Automatic text classification for topic recognition and document analysis
Only context gives words their meaning. Based on previous knowledge and their ability of interpretation people can determine semantic context from contents very well and can interpret the actual information correctly. In order to find relevant information, the context sensitive interpretation of content is often crucial. Classic Enterprise Search and Information Retrieval solutions reach their limits here. Text classification is a key technology in order to determine the topics and contexts of documents beyond the word level and to make them usable. In order to determine the topics, it is not the individual words which are used, but rather automatically generated sets of words and multi-word terms.

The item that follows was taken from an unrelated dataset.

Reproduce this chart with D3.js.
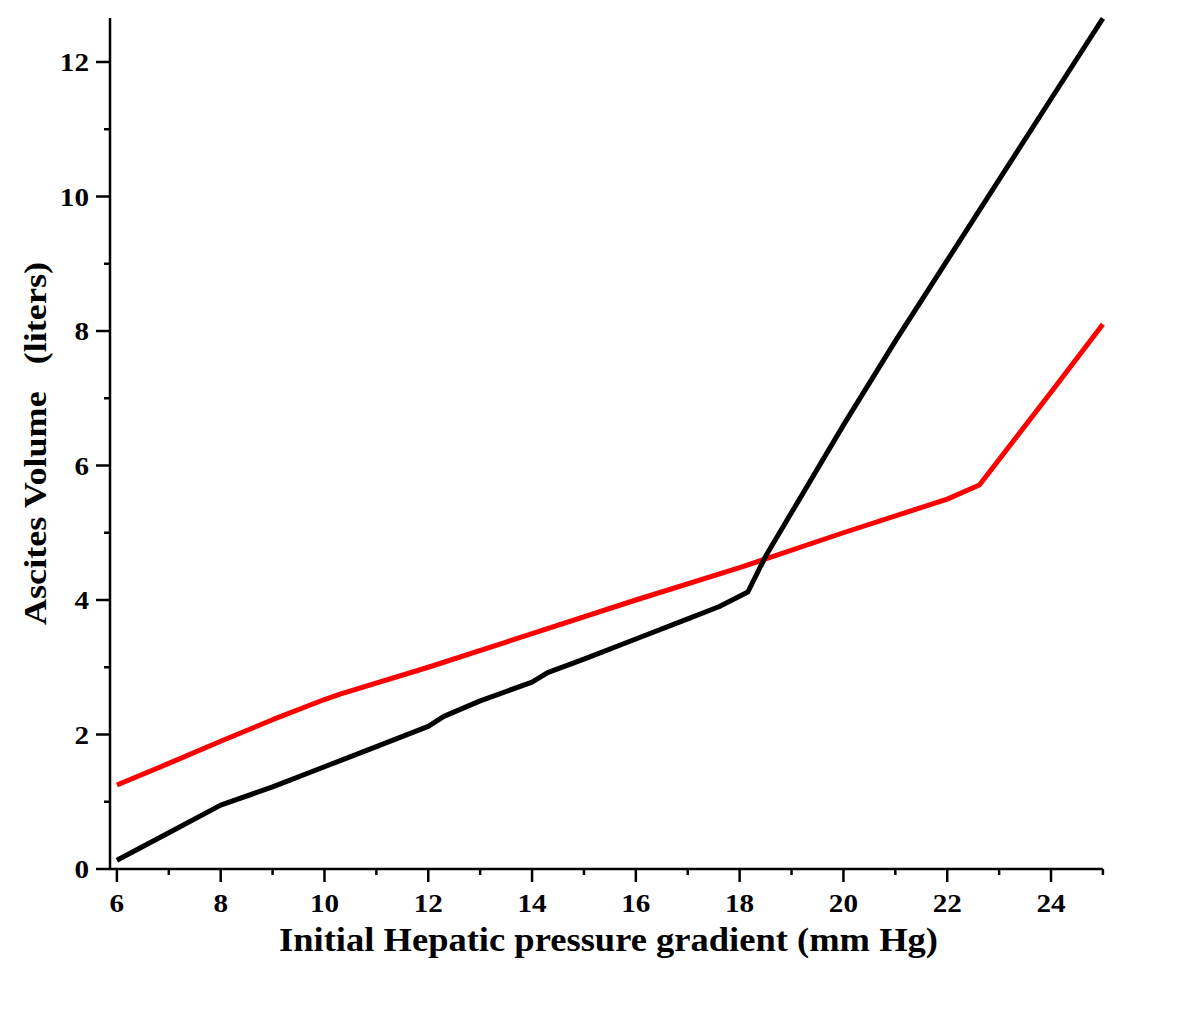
<!DOCTYPE html>
<html><head><meta charset="utf-8">
<script src="https://cdn.jsdelivr.net/npm/d3@7"></script>
<style>body{margin:0;background:#fff}svg{display:block}</style>
</head><body>
<script>
const blackX = [6, 7, 8, 9, 10, 11, 12, 12.3, 13, 14, 14.3, 15, 16, 17, 17.6, 18.16, 18.5, 19, 20, 21, 22, 23, 24, 25];
const blackY = [0.13, 0.54, 0.95, 1.22, 1.52, 1.82, 2.12, 2.27, 2.5, 2.78, 2.92, 3.12, 3.42, 3.72, 3.9, 4.12, 4.65, 5.3, 6.6, 7.85, 9.05, 10.25, 11.45, 12.65];
const redX = [6, 7, 8, 9, 10, 10.3, 12, 14, 16, 18, 20, 22, 22.62, 23, 24, 25];
const redY = [1.25, 1.57, 1.9, 2.22, 2.52, 2.6, 3.0, 3.5, 4.0, 4.48, 5.0, 5.5, 5.71, 6.09, 7.09, 8.1];
const xTicks = [6, 8, 10, 12, 14, 16, 18, 20, 22, 24];
const xMinor = [7, 9, 11, 13, 15, 17, 19, 21, 23, 25];
const yTicks = [0, 2, 4, 6, 8, 10, 12];
const yMinor = [1, 3, 5, 7, 9, 11];
const xTitle = "Initial Hepatic pressure gradient (mm Hg)";
const yTitle = "Ascites Volume\u00a0\u00a0\u00a0(liters)";

const W = 1200, H = 1018;
const svg = d3.select("body").append("svg").attr("width", W).attr("height", H);
const x = d3.scaleLinear().domain([6, 25]).range([116.9, 1102.9]);
const y = d3.scaleLinear().domain([0, 12]).range([869, 62]);
const font = "'Liberation Serif','Times New Roman',serif";
const axisX0 = 110;
const stretch = 1.12;

function widen(sel) {
  sel.each(function () {
    const len = this.getComputedTextLength();
    d3.select(this).attr("textLength", len * stretch).attr("lengthAdjust", "spacingAndGlyphs");
  });
}

// axes lines
svg.append("line").attr("x1", 96).attr("x2", x(25)).attr("y1", y(0)).attr("y2", y(0))
  .attr("stroke", "#000").attr("stroke-width", 2.5);
svg.append("line").attr("x1", axisX0).attr("x2", axisX0).attr("y1", 18).attr("y2", y(0))
  .attr("stroke", "#000").attr("stroke-width", 2.5);

// x ticks
svg.selectAll(".xt").data(xTicks).enter().append("line")
  .attr("x1", d => x(d)).attr("x2", d => x(d)).attr("y1", y(0)).attr("y2", y(0) + 13)
  .attr("stroke", "#000").attr("stroke-width", 2.5);
svg.selectAll(".xm").data(xMinor).enter().append("line")
  .attr("x1", d => x(d)).attr("x2", d => x(d)).attr("y1", y(0)).attr("y2", y(0) + 6)
  .attr("stroke", "#000").attr("stroke-width", 2.5);
svg.selectAll(".xl").data(xTicks).enter().append("text")
  .attr("x", d => x(d)).attr("y", 912).attr("text-anchor", "middle")
  .attr("font-family", font).attr("font-weight", "bold").attr("font-size", 26)
  .text(d => d).call(widen);

// y ticks
svg.selectAll(".yt").data(yTicks.filter(d => d > 0)).enter().append("line")
  .attr("x1", 96).attr("x2", axisX0).attr("y1", d => y(d)).attr("y2", d => y(d))
  .attr("stroke", "#000").attr("stroke-width", 2.5);
svg.selectAll(".ym").data(yMinor).enter().append("line")
  .attr("x1", 104).attr("x2", axisX0).attr("y1", d => y(d)).attr("y2", d => y(d))
  .attr("stroke", "#000").attr("stroke-width", 2.5);
svg.selectAll(".yl").data(yTicks).enter().append("text")
  .attr("x", 89).attr("y", d => y(d) + 9).attr("text-anchor", "end")
  .attr("font-family", font).attr("font-weight", "bold").attr("font-size", 26)
  .text(d => d).call(widen);

// titles
svg.append("text").attr("x", 608.5).attr("y", 951).attr("text-anchor", "middle")
  .attr("font-family", font).attr("font-weight", "bold").attr("font-size", 33)
  .attr("textLength", 659).attr("lengthAdjust", "spacingAndGlyphs")
  .text(xTitle);
svg.append("text").attr("transform", "translate(46,443.5) rotate(-90)").attr("text-anchor", "middle")
  .attr("font-family", font).attr("font-weight", "bold").attr("font-size", 31)
  .attr("textLength", 363).attr("lengthAdjust", "spacingAndGlyphs")
  .text(yTitle);

// lines
const line = d3.line().x(d => x(d[0])).y(d => y(d[1]));
svg.append("path").datum(redX.map((v, i) => [v, redY[i]])).attr("d", line)
  .attr("fill", "none").attr("stroke", "#ff0000").attr("stroke-width", 5).attr("stroke-linejoin", "round");
svg.append("path").datum(blackX.map((v, i) => [v, blackY[i]])).attr("d", line)
  .attr("fill", "none").attr("stroke", "#000").attr("stroke-width", 5).attr("stroke-linejoin", "round");
</script>
</body></html>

Thus, for example, keywords for documents can be determined and topic pages can be automatically compiled for publishers and libraries. A document can, for example, be assigned to the topic of "foreign politics" without the word "foreign politics" occurring explicitly in the document text. The basis for the assignment can be terms like "State Department", "Embassies" or also names of foreign affairs politicians.
The quantity of incoming mail and emails that has to be dealt with by employees is very large and constantly growing. The TopicFinder can significantly reduce this time and cost intensive activity by automatically marking or filtering a spam document and forwarding customer requests automatically to the expert or departments that are most appropriate for the topic.
In order to be able to fulfill this task, TopicFinder must be specifically trained for the information needs of the customer. The use of TopicFinder is divided into a training phase and a productive phase. An administrative web application for training and evaluation is available for this. Multi-threading guarantees efficient training, scalable to large data quantities and complex taxonomies.
TopicFinder automatically assigns documents to topics based on single-level or multi-level hierarchical taxonomies. Thus, for example, messages from news tickers can be forwarded, depending on the content, to the sports, politics or economics departments or an indexing of news articles can be executed on the basis of a topical hierarchy.
For a weekly newsletter, technical articles can be filtered on the basis of a predefined newsletter profile and ordered according to relevance. TopicFinder analyzes all articles, sorts them according to significance and groups similar articles or even duplicates together in order to simplify the further processing and keep the flood of information as low as possible.